Is it scalability (but then, where exactly?), is it phase cancellation problems (but this is already possible to have), is it, because the mixer would have 2 stereo outputs then (-> main mixbus, → post-fx)?

with love … :woozy_face:

If there are no post-fader effects then the end of the chain is the fader and hence internal normalisation is used if routed to main mixbus.
If there are any post fader effects they are connected from the output of the mixer for that mixer channel strip and then the end of the chain becomes the output of the last effect. So we need to disable internal normalisation and route the last audio effect to the main mixbus externally. This adds a period of latency unfortunately.

FWIW I’ve always liked “non mixer” simplicity and efficiency for the audio mixing and send stuff, probably not relevant here, but worth mentioning for the lightweightness

1 Like

Non+stuff always bring good ideas:

“Each mixer strip runs as a separate JACK client. In JACK2, this can translate into the DSP workload being spread across multiple CPU cores.”

Cheers

The “non” approach is similar to how we did things before zynmixer but we didn’t have a structured approach. We could add gain plugins to a chain and route between plugins but each user had to consider how they would effectively build their own mixer with the building blocks available.

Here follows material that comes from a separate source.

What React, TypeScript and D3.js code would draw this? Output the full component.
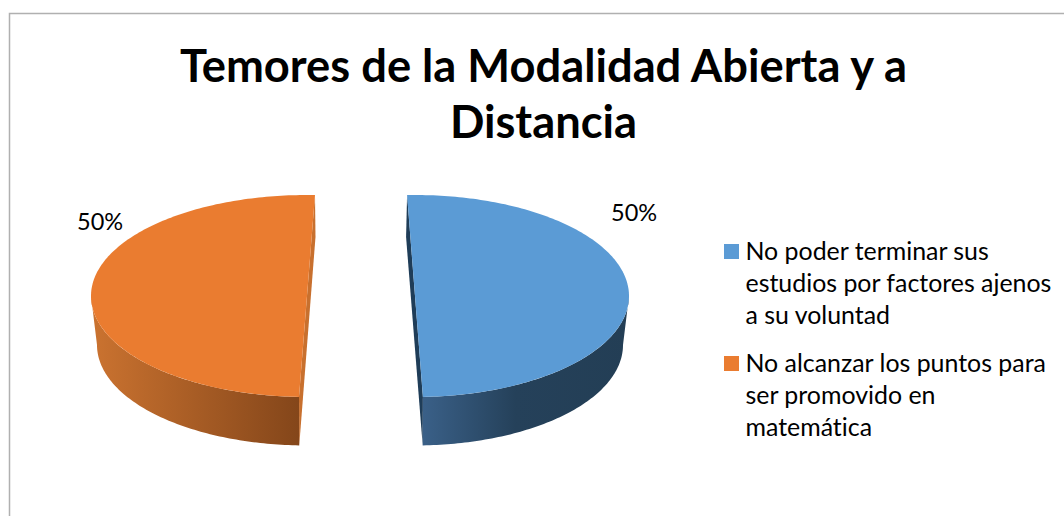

Although breaking each module out and using jack to route and sum (mix) signals gives a lot of flexibility and allows for some load balancing, it adds significant overhead by requiring plugin hosts for each module. (At least it does for how Zynthian manages plugins.) Zynmixer does some optimisation such as simultaneous processing blocks of data, not processing unused inputs and outputs, reducing latency by internal routing and processing.

I like the concept of “non” in a purely abstract ideal but would be concerned about the extra complexity and resource overhead of a practical implementation.